” Sorrow prepares you for joy- It violently sweeps everything out of your house, so that new joy can find space to enter. It shakes the yellow leaves from the bough of your heart, so that fresh, green leaves can grow in their place. It pulls up the rotten roots, so that new roots hidden beneath have room to grow. Whatever sorrow shakes from your heart, far better things will take their place” (Rumi).
And there it is, simple and straight forward… Sorrow prepared me for joy! Who knew!!- Well as it turns out Rumi and my beautiful friend who casually yet with the wisdom of a sage said just the other day…. ” But you had to experience all that hard difficult stuff to really know and experience the joy that you now know”!! Thanks Beautiful, between you and Rumi Im making a lot of sense of life 🙂
I don’t know why Ive been so confused about the immense feelings of joy that are radiating through me… Im always banging on about polar opposites to my clients, we are never just all one thing and yet we give ourselves such a hard time when we veer away from a positive behaviour towards its ‘negative’ . But the opposite is always there, we can’t have light without dark, life without death, selflessness without selfishness.
In this lifetime of mine, I know I will know sorrow again, for many different reasons, and I will know forever that joy will be always ready and waiting to shake the yellow leaves from the bough of my heart.. Thank you Rumi for your beautiful insight, for helping me peep into my heart and learn such an amazing lesson. What a gift! To quote a line from one of my favourites songs ” Im not frightened of this World anymore” (Thank you for the Days, Kirsty MacColl of course).
Other gifts have come along too to weave their magic into creating a pretty awesome design for the tapestry of this next chapter of my life. The Universe as ever has presented opportunities for me to make amazing new friends, Im grateful to them for their gifts and teachings 🙂 I grateful to myself too for having the courage to act on those opportunities 🙂
Four other gifts have been truly transformational in laying the foundation for a huge awakening in my soul, unleashing a flow of energy so vibrant and enchanting that has been held captive deep within me since the writing of my soul contract, or perhaps it has always been there and Im only just seeing and feeling it.

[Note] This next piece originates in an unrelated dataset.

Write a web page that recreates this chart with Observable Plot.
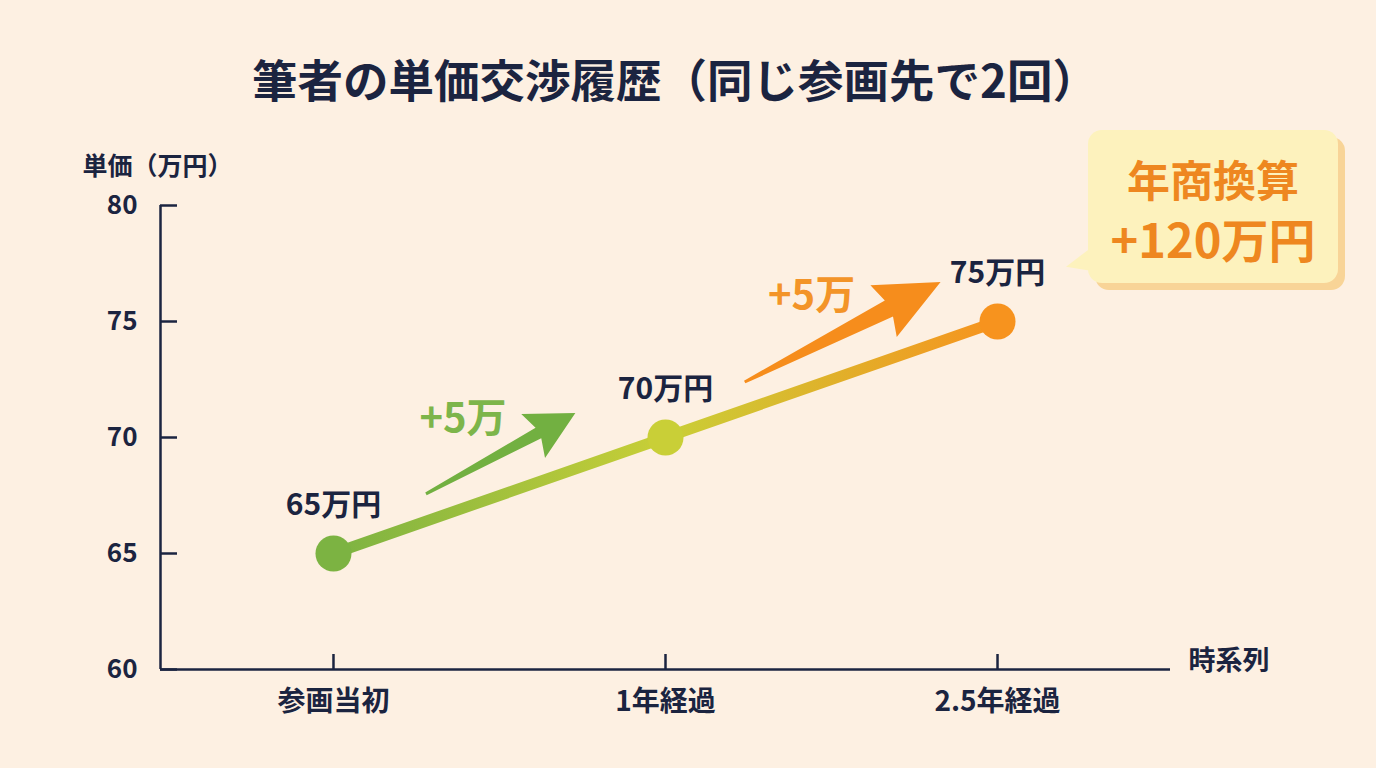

My Liberty Hat was the first catalyst, I bought it for myself on my birthday last year, its not only that its infused with such beautiful memories for my soul of that day in Liberty with three of the most amazing women that I have in my life, beautiful Candace, my beautiful sister Kate and my equally beautiful niece Sophie and of course the new generation, The Rascal and the little quaver, its that it has literally given me an identity shift to welcome the newly growing me. Its become part of who I am in a weird way. Bloody love that hat.
Zillah was the second (although from a family tree perspective I think I’m the 4th)!!!.. .. Ah how I love her, she is wild wild wild let me tell you, her energy and thirst for life is immense. She came steaming into my life without a moments hesitation, like she’s been on pause just waiting for the invite and brought with her Im sure past lives and past lives of magic, wisdom, wildness and guts. Zillah met the Hat and my identity shifted again!
Tantric Dance was the third…Its almost unspeakable the shift it made in me, immediately!! And how I love love love to dance now, it moves my soul and awakens my passion every time. its beautiful for me to feel passion again and passionate about living life to the very full. Tantric met Zillah and the Hat and the identity shift shifted yet again.
The fourth was my treasured Triple Goddess tattoo.. Maiden Mother and Crone, emblazoned on me forever, enticing me forwards into the unknown with such spirit and knowing its like Ive trodden the path before (Zillah certainly has of that I have no doubt). The Triple Goddess met Tantric and Zillah and the Hat and I was reborn.